Do you have a personal experience or story concerning academic freedom at BYU? If so, please elaborate here.

Unfortunately, I mostly complied with what was expected and did not bump against the academic freedom barriers.  I can share two stories that illustrate how individuals self-limit before having their academic freedom directly reduced:

Optional: Do you believe that there is another reason why BYU should not be granted continuing accreditation? Please name the Section that you are referring to in your comment.

2.A.2 In a multi-unit governance system, the division of authority and responsibility between the system and the institution is clearly delineated. System policies, regulations, and procedures concerning the institution are clearly defined and equitably administered.
I learned that students who were homosexual were tracked during the 70’s during Ernest L. Wilkinson’s time as president.  These students were not treated “equitably administered” to.  Namely students whose license plates were found at gay bars were excommunicated and hence forced out of the university.  Studies were run on the students in 1976: https://docs.google.com/file/d/0B1u3K43P-3JoY2Q5NDY3ZjYtNWUyMi00YWJiLWFhM2EtYTE4MjViNWVjOGEz/edit using electro shock therapy.  This practice was recently deemed a fraud: http://bit.ly/1DRjF8A
I had been taught that this practice ended in the two years of the study, but later found out from fellow students that electroshock/vomit therapy on homosexuals continued until 1996, the year I arrived at BYU.  To study the impact, and find it non-successful and then continue the practice for 20 more years is inexcusable.  Further the church still supports aversion therapy for homosexuals by sending troubled youth (including BYU students to boy’s ranches such as “Evergreen” and the “West ridge Academy”.  Students who admit to being gay can be prescribed to go to these camps (at staggering costs) to maintain their “Ecclesiastical endorsement”.  Remember the student is unable to change religions to maintain that endorsement forcing the student to go to the academy or lose all of their previous credits and academic work; simply for “Being Gay”.
This is hardly equal treatment among students where some men and women can find love, express their true selves and live their lives while others are hunted off campus and pushed into reformation camps while having their accreditation put on the line

Do you have a personal experience or story where you felt that you couldn’t speak honestly at BYU about your opinions, scholarship, or academic experience? If so, please elaborate here.

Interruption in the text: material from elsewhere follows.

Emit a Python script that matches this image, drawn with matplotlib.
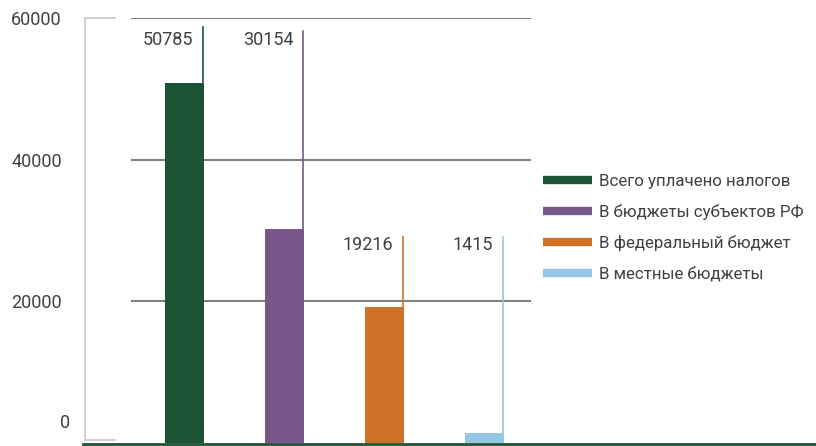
import matplotlib.pyplot as plt
from matplotlib.lines import Line2D
from matplotlib import transforms

plt.rcParams['font.family'] = ['Roboto', 'DejaVu Sans']

# tax payments, by budget level
labels = ['Всего уплачено налогов', 'В бюджеты субъектов РФ',
          'В федеральный бюджет', 'В местные бюджеты']
values = [50785, 30154, 19216, 1415]
colors = ['#1b5434', '#78578c', '#d07128', '#94c6e5']
ticks = [0, 20000, 40000, 60000]
# height reached by each callout line and its number
line_top = [58700, 58200, 29100, 29100]
text_y = [56900, 56900, 27950, 27950]

fig = plt.figure(figsize=(8.16, 4.46), dpi=100)
W, H = 816.0, 446.0
ax = fig.add_axes([83 / W, (H - 443) / H, (816 - 83) / W, 425 / H])
ax.set_xlim(-1.01, 6.32)
ax.set_ylim(0, 60000)
ax.axis('off')

txt = '#404040'
# gridlines over the bar area only
for t in ticks[1:]:
    ax.plot([-0.52, 3.46], [t, t], color='#808080', lw=1.5, zorder=1)

# light bracket on the left
ax.plot([-0.69, -0.99, -0.99, -0.69], [60000, 60000, 450, 450],
        color='#c8c8c8', lw=1.2, zorder=1, clip_on=False)

x = list(range(len(values)))
bw = 0.39
ax.bar(x, values, width=bw, color=colors, zorder=3)

for i, v in enumerate(values):
    xr = i + bw / 2 - 0.01
    ax.plot([xr, xr], [v, line_top[i]], color=colors[i], lw=1.2, zorder=3)
    ax.text(xr - 0.09, text_y[i], str(v), ha='right', va='center',
            fontsize=13, color=txt)

# dark baseline
ax.plot([-1.01, 6.32], [-150, -150], color='#1b5434', lw=2.0,
        zorder=4, clip_on=False)

# y tick labels
tr = transforms.blended_transform_factory(fig.transFigure, ax.transData)
for t in ticks:
    if t == 0:
        ax.text(70 / W, 2800, '0', transform=tr, ha='right', va='center',
                fontsize=13, color=txt)
    else:
        ax.text(62 / W, t - 300, str(t), transform=tr, ha='right',
                va='center', fontsize=13, color=txt)

handles = [Line2D([], [], color=c, lw=6, solid_capstyle='butt') for c in colors]
fig.legend(handles, labels, loc='upper left',
           bbox_to_anchor=(528 / W, (H - 159) / H), frameon=False,
           fontsize=12.2, handlelength=2.85, handletextpad=0.45,
           labelspacing=0.88, labelcolor=txt)

fig.savefig('out.png', dpi=100)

Every class is rated by how connected the ideas taught are to the gospel.  In one class we were challenged to read “What would Jesus do?” and describe how it impacted my life.  I only had the answer “it didn’t” and yet I knew that would net me a bad grade which would impact my status as a student (Scholarships, academic probation, etc.).  As such I wrote about how I would not go into the video game industry due to the book.  I self-limited rather than be honest with the course’s impact on my life.
A second example came from a comparative literature course where the final grade was based on an essay about “Which book would you base a society on”. Students who chose the bible scored significantly higher than any other book; and almost no student chose another book besides the bible (We could all see how this was to get a high score on that survey and adjusted our responses as expected).

Do you have any other thoughts regarding the accreditation of BYU or your experiences regarding BYU and its Honor Code?

I am a heavily bearded fellow with dark hair.  I have been excluded from being able to take tests on the same day I shaved due to “5 o’clock shadow” whereas others on my floor could go months without shaving.  Although minor, exclusion from taking a test, forcing to return to a dormitory and shave impacts one’s test results, sometimes resulting in not being able to complete the test in time.
Again, to be clear, even if one is trying to comply, the “Ecclesiastical roulette” that occurs at whether the testing center person that day dislikes your face, your style, can completely impact one’s testing experience.